Should it be expected that you pay content creators for their work in order to have your game featured on their site or channel?
First of all, no one would ever say they “like” ads. But they are effective; they work. There is a reason why the advertising industry is worth billions of dollars. Paying a target location at the heart of your desired audience to host your ad is a marketing strategy that works well.
In digital marketing courses, they teach you that you need two types of promotion: paid and earned. Paid is exactly what it sounds like. You buy a spot; your product appears there. Earned simply means that you crafted a great product and certain media outlets or personalities will want to talk about it regardless—for free.
Most successful marketing campaigns have room for both. Most campaigns also have a budget. Smaller projects equal smaller budgets. Small budgets also tend to mean smaller reach. This is real—and it sucks.
It means the rich get richer (in profits and fame), and small artists struggle.
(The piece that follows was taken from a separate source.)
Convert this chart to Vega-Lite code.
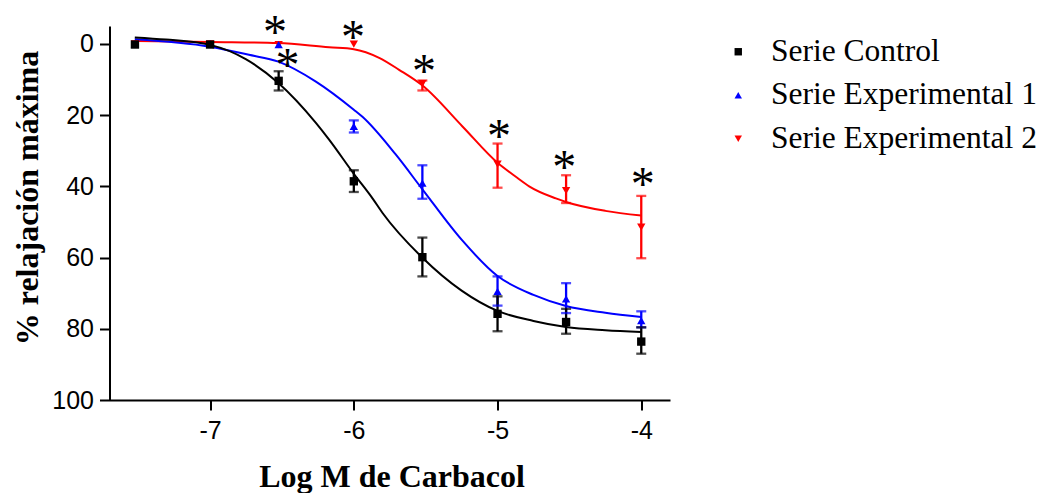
{
  "$schema": "https://vega.github.io/schema/vega-lite/v6.json",
  "width": 560.5,
  "height": 374,
  "autosize": {"type": "none"},
  "padding": {"left": 109.5, "top": 26, "right": 375, "bottom": 93},
  "background": "white",
  "config": {"view": {"stroke": null}},
  "datasets": {
    "curves": [
      {"s": "Serie Experimental 2", "x": -7.524, "y": -0.8},
      {"s": "Serie Experimental 2", "x": -7.0, "y": -0.5},
      {"s": "Serie Experimental 2", "x": -6.525, "y": -0.2},
      {"s": "Serie Experimental 2", "x": -6.172, "y": 1.0},
      {"s": "Serie Experimental 2", "x": -6.0, "y": 1.5},
      {"s": "Serie Experimental 2", "x": -5.82, "y": 4.0},
      {"s": "Serie Experimental 2", "x": -5.685, "y": 7.3},
      {"s": "Serie Experimental 2", "x": -5.52, "y": 11.8},
      {"s": "Serie Experimental 2", "x": -5.244, "y": 23.2},
      {"s": "Serie Experimental 2", "x": -5.0, "y": 33.4},
      {"s": "Serie Experimental 2", "x": -4.863, "y": 37.6},
      {"s": "Serie Experimental 2", "x": -4.78, "y": 40.0},
      {"s": "Serie Experimental 2", "x": -4.594, "y": 43.4},
      {"s": "Serie Experimental 2", "x": -4.524, "y": 44.4},
      {"s": "Serie Experimental 2", "x": -4.25, "y": 46.9},
      {"s": "Serie Experimental 2", "x": -4.0, "y": 48.2},
      {"s": "Serie Experimental 1", "x": -7.524, "y": -1.3},
      {"s": "Serie Experimental 1", "x": -7.0, "y": 0.8},
      {"s": "Serie Experimental 1", "x": -6.73, "y": 3.1},
      {"s": "Serie Experimental 1", "x": -6.525, "y": 5.0},
      {"s": "Serie Experimental 1", "x": -6.264, "y": 10.6},
      {"s": "Serie Experimental 1", "x": -6.0, "y": 18.5},
      {"s": "Serie Experimental 1", "x": -5.94, "y": 20.5},
      {"s": "Serie Experimental 1", "x": -5.71, "y": 31.0},
      {"s": "Serie Experimental 1", "x": -5.52, "y": 41.0},
      {"s": "Serie Experimental 1", "x": -5.25, "y": 55.0},
      {"s": "Serie Experimental 1", "x": -5.0, "y": 65.2},
      {"s": "Serie Experimental 1", "x": -4.75, "y": 70.5},
      {"s": "Serie Experimental 1", "x": -4.524, "y": 73.6},
      {"s": "Serie Experimental 1", "x": -4.25, "y": 75.5},
      {"s": "Serie Experimental 1", "x": -4.0, "y": 76.7},
      {"s": "Serie Control", "x": -7.524, "y": -1.8},
      {"s": "Serie Control", "x": -7.308, "y": -1.2},
      {"s": "Serie Control", "x": -7.0, "y": 0.3},
      {"s": "Serie Control", "x": -6.752, "y": 4.3},
      {"s": "Serie Control", "x": -6.525, "y": 11.0},
      {"s": "Serie Control", "x": -6.264, "y": 22.2},
      {"s": "Serie Control", "x": -6.172, "y": 26.9},
      {"s": "Serie Control", "x": -6.0, "y": 36.5},
      {"s": "Serie Control", "x": -5.87, "y": 43.4},
      {"s": "Serie Control", "x": -5.8, "y": 47.5},
      {"s": "Serie Control", "x": -5.524, "y": 60.0},
      {"s": "Serie Control", "x": -5.25, "y": 69.3},
      {"s": "Serie Control", "x": -5.0, "y": 75.0},
      {"s": "Serie Control", "x": -4.75, "y": 77.8},
      {"s": "Serie Control", "x": -4.524, "y": 79.5},
      {"s": "Serie Control", "x": -4.25, "y": 80.4},
      {"s": "Serie Control", "x": -4.0, "y": 80.9}
    ],
    "pts": [
      {"s": "Serie Experimental 2", "x": -7.523, "y": 0.0},
      {"s": "Serie Experimental 2", "x": -7.0, "y": 0.0},
      {"s": "Serie Experimental 2", "x": -6.523, "y": 0.2},
      {"s": "Serie Experimental 2", "x": -6.0, "y": 0.1},
      {"s": "Serie Experimental 2", "x": -5.523, "y": 11.2},
      {"s": "Serie Experimental 2", "x": -5.0, "y": 33.8},
      {"s": "Serie Experimental 2", "x": -4.523, "y": 41.2},
      {"s": "Serie Experimental 2", "x": -4.0, "y": 51.5},
      {"s": "Serie Experimental 1", "x": -7.523, "y": 0.0},
      {"s": "Serie Experimental 1", "x": -7.0, "y": 0.0},
      {"s": "Serie Experimental 1", "x": -6.523, "y": 0.2},
      {"s": "Serie Experimental 1", "x": -6.0, "y": 23.2},
      {"s": "Serie Experimental 1", "x": -5.523, "y": 39.1},
      {"s": "Serie Experimental 1", "x": -5.0, "y": 69.5},
      {"s": "Serie Experimental 1", "x": -4.523, "y": 71.6},
      {"s": "Serie Experimental 1", "x": -4.0, "y": 77.7},
      {"s": "Serie Control", "x": -7.523, "y": 0.2},
      {"s": "Serie Control", "x": -7.0, "y": 0.2},
      {"s": "Serie Control", "x": -6.523, "y": 10.4},
      {"s": "Serie Control", "x": -6.0, "y": 38.6},
      {"s": "Serie Control", "x": -5.523, "y": 59.9},
      {"s": "Serie Control", "x": -5.0, "y": 75.8},
      {"s": "Serie Control", "x": -4.523, "y": 78.1},
      {"s": "Serie Control", "x": -4.0, "y": 83.6}
    ],
    "err": [
      {"s": "Serie Experimental 2", "x": -5.523, "lo": 10.3, "hi": 13.1},
      {"s": "Serie Experimental 2", "x": -5.0, "lo": 28.0, "hi": 40.4},
      {"s": "Serie Experimental 2", "x": -4.523, "lo": 36.9, "hi": 44.7},
      {"s": "Serie Experimental 2", "x": -4.0, "lo": 42.7, "hi": 60.2},
      {"s": "Serie Experimental 1", "x": -6.0, "lo": 21.5, "hi": 24.9},
      {"s": "Serie Experimental 1", "x": -5.523, "lo": 34.1, "hi": 43.5},
      {"s": "Serie Experimental 1", "x": -5.0, "lo": 65.3, "hi": 73.5},
      {"s": "Serie Experimental 1", "x": -4.523, "lo": 67.2, "hi": 75.6},
      {"s": "Serie Experimental 1", "x": -4.0, "lo": 75.1, "hi": 79.6},
      {"s": "Serie Control", "x": -6.523, "lo": 7.7, "hi": 13.1},
      {"s": "Serie Control", "x": -6.0, "lo": 35.5, "hi": 41.6},
      {"s": "Serie Control", "x": -5.523, "lo": 54.4, "hi": 65.3},
      {"s": "Serie Control", "x": -5.0, "lo": 70.9, "hi": 80.7},
      {"s": "Serie Control", "x": -4.523, "lo": 74.4, "hi": 81.4},
      {"s": "Serie Control", "x": -4.0, "lo": 79.6, "hi": 87.0}
    ],
    "stars": [
      {"x": -6.548, "y": -5.2},
      {"x": -6.462, "y": 3.9},
      {"x": -6.005, "y": -3.8},
      {"x": -5.511, "y": 5.6},
      {"x": -4.989, "y": 23.8},
      {"x": -4.536, "y": 32.7},
      {"x": -3.99, "y": 37.4}
    ]
  },
  "encoding": {
    "x": {
      "field": "x",
      "type": "quantitative",
      "scale": {"domain": [-7.7, -3.8], "nice": false, "zero": false},
      "axis": {
        "values": [-7, -6, -5, -4],
        "labelExpr": "'' + datum.value",
        "grid": false,
        "domainColor": "#000000",
        "domainWidth": 2,
        "tickColor": "#000000",
        "tickWidth": 2,
        "tickSize": 10,
        "labelFont": "Liberation Sans",
        "labelFontSize": 25,
        "labelColor": "#000000",
        "labelPadding": 8,
        "labelFlush": false,
        "title": "Log M de Carbacol",
        "titleFont": "Liberation Serif",
        "titleFontSize": 32,
        "titleFontWeight": "bold",
        "titleColor": "#000000",
        "titleBaseline": "alphabetic",
        "titleAnchor": "middle",
        "titleX": 282,
        "titleY": 86
      }
    },
    "y": {
      "field": "y",
      "type": "quantitative",
      "scale": {"domain": [-5, 100], "nice": false, "zero": false, "reverse": true},
      "axis": {
        "values": [0, 20, 40, 60, 80, 100],
        "labelExpr": "'' + datum.value",
        "grid": false,
        "domainColor": "#000000",
        "domainWidth": 2,
        "tickColor": "#000000",
        "tickWidth": 2,
        "tickSize": 10,
        "labelFont": "Liberation Sans",
        "labelFontSize": 25,
        "labelColor": "#000000",
        "labelPadding": 6,
        "labelFlush": false,
        "title": "% relajación máxima",
        "titleFont": "Liberation Serif",
        "titleFontSize": 32,
        "titleFontWeight": "bold",
        "titleColor": "#000000",
        "titleBaseline": "alphabetic",
        "titleAngle": -90,
        "titleX": -72.5,
        "titleY": 171.5
      }
    }
  },
  "layer": [
    {
      "data": {"name": "curves"},
      "mark": {"type": "line", "interpolate": "monotone", "strokeWidth": 2},
      "encoding": {
        "stroke": {
          "field": "s",
          "type": "nominal",
          "scale": {"domain": ["Serie Experimental 2", "Serie Experimental 1", "Serie Control"], "range": ["#ff0000", "#0000ff", "#000000"]},
          "legend": null
        }
      }
    },
    {
      "data": {"name": "err"},
      "mark": {"type": "rule", "strokeWidth": 2.3},
      "encoding": {
        "y": {"field": "lo", "type": "quantitative", "title": "% relajación máxima"},
        "y2": {"field": "hi"},
        "stroke": {"field": "s", "type": "nominal", "legend": null}
      }
    },
    {
      "data": {"name": "err"},
      "transform": [{"fold": ["lo", "hi"], "as": ["k", "v"]}],
      "mark": {"type": "tick", "orient": "horizontal", "size": 10, "thickness": 2.3},
      "encoding": {
        "y": {"field": "v", "type": "quantitative", "title": "% relajación máxima"},
        "fill": {
          "field": "s",
          "type": "nominal",
          "scale": {"domain": ["Serie Experimental 1", "Serie Experimental 2", "Serie Control"], "range": ["#0000ff", "#ff0000", "#000000"]},
          "legend": null
        }
      }
    },
    {
      "data": {"name": "pts"},
      "mark": {"type": "point", "filled": true, "size": 70, "opacity": 1},
      "encoding": {
        "color": {
          "field": "s",
          "type": "nominal",
          "scale": {"domain": ["Serie Control", "Serie Experimental 1", "Serie Experimental 2"], "range": ["#000000", "#0000ff", "#ff0000"]},
          "legend": {
            "orient": "none",
            "legendX": 613,
            "legendY": 10,
            "title": null,
            "padding": 0,
            "labelFont": "Liberation Serif",
            "labelFontSize": 31.5,
            "labelColor": "#000000",
            "labelOffset": 17,
            "labelLimit": 400,
            "symbolSize": 55,
            "symbolStrokeWidth": 0,
            "rowPadding": 10.5
          }
        },
        "shape": {
          "field": "s",
          "type": "nominal",
          "scale": {"domain": ["Serie Control", "Serie Experimental 1", "Serie Experimental 2"], "range": ["square", "triangle-up", "triangle-down"]}
        }
      }
    },
    {
      "data": {"name": "stars"},
      "mark": {"type": "text", "text": "*", "font": "Liberation Serif", "fontSize": 48, "baseline": "middle", "align": "center", "dy": 9, "color": "#000000"}
    }
  ]
}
The crux of disliking the “pay to win” advertising model is relatable. As a small content creator, I know this intimately. If I want my voice to carry, I have to work ten times as hard because I can’t afford to offload the work to a large influencer with a built-in audience. Pokimane will never retweet (re-X?) me; I don’t have the cash.
But I can work closely with other small creators and we can all uplift one another instead. I can pay their (usually very reasonable) rates or trade products/services somehow. I can at least listen to what they have to say, share their content that resonates with me, and appreciate how much they do for free to cultivate the kind of audiences that I would want to be a part of anyway.
And here’s where it gets really tough: the cozy game community is largely a woman-led space. And we are very, very used to being told our labor isn’t valuable, that it isn’t worth anything, financially speaking. So hearing a cozy game publisher make the above comments sting with a particularly nasty heat.
Let me tell you: as a small content creator, it is so, so hard to ask for compensation for your time, energy, and work. You feel like a sellout. We all start these passion projects because we love the material we work with, whether it be cozy games or something else. Most of us are doing this on top of our day job. Maybe multiple day-jobs.
I was going to cover Spirittea regardless. I have a review template mocked up and I purchased it for Nintendo Switch. But before that: I am way behind on a My Time at Sandrock review due to hosting out-of-town guests for a couple of days and Coral Island is popping off right now so I need to hurry and join in to be part of the buzz.
I could not wait to play Spirittea. In fact, I posted my intentions to do so over a week ago. But to drop everything I’m working on and produce content right now? That’s a huge ask.
Content creators are not saying: “Pay me or I will never touch nor support your game.” If it’s a good fit for our audience, I promise your game is on an ever-expanding to-do list. A to-do list that often starts when we get off our full-time job at 5 PM and ends when we are aching and tired after midnight.
But if you want to cut the line? That’s a privilege that most small content creators cannot afford to give you without great cost to themselves and their current works-in-progress. If I stop playing My Time at Sandrock to review Spirittea instead, Sandrock may never be completed. Or I may have to restart the game to catch up on the flow and mechanics of where I was before.
And how is that fair to Pathea Games and Focus Entertainment, when their title was released first?
And that, my cozy friends, is the heart of the matter. If you want to be promoted (and you have a great product): just wait! The content is on its way. I promise. But if you need more, right now, at the expense of others ahead of you…well, that must be worth something, right?
Signing off. Please stay cozy…and kind.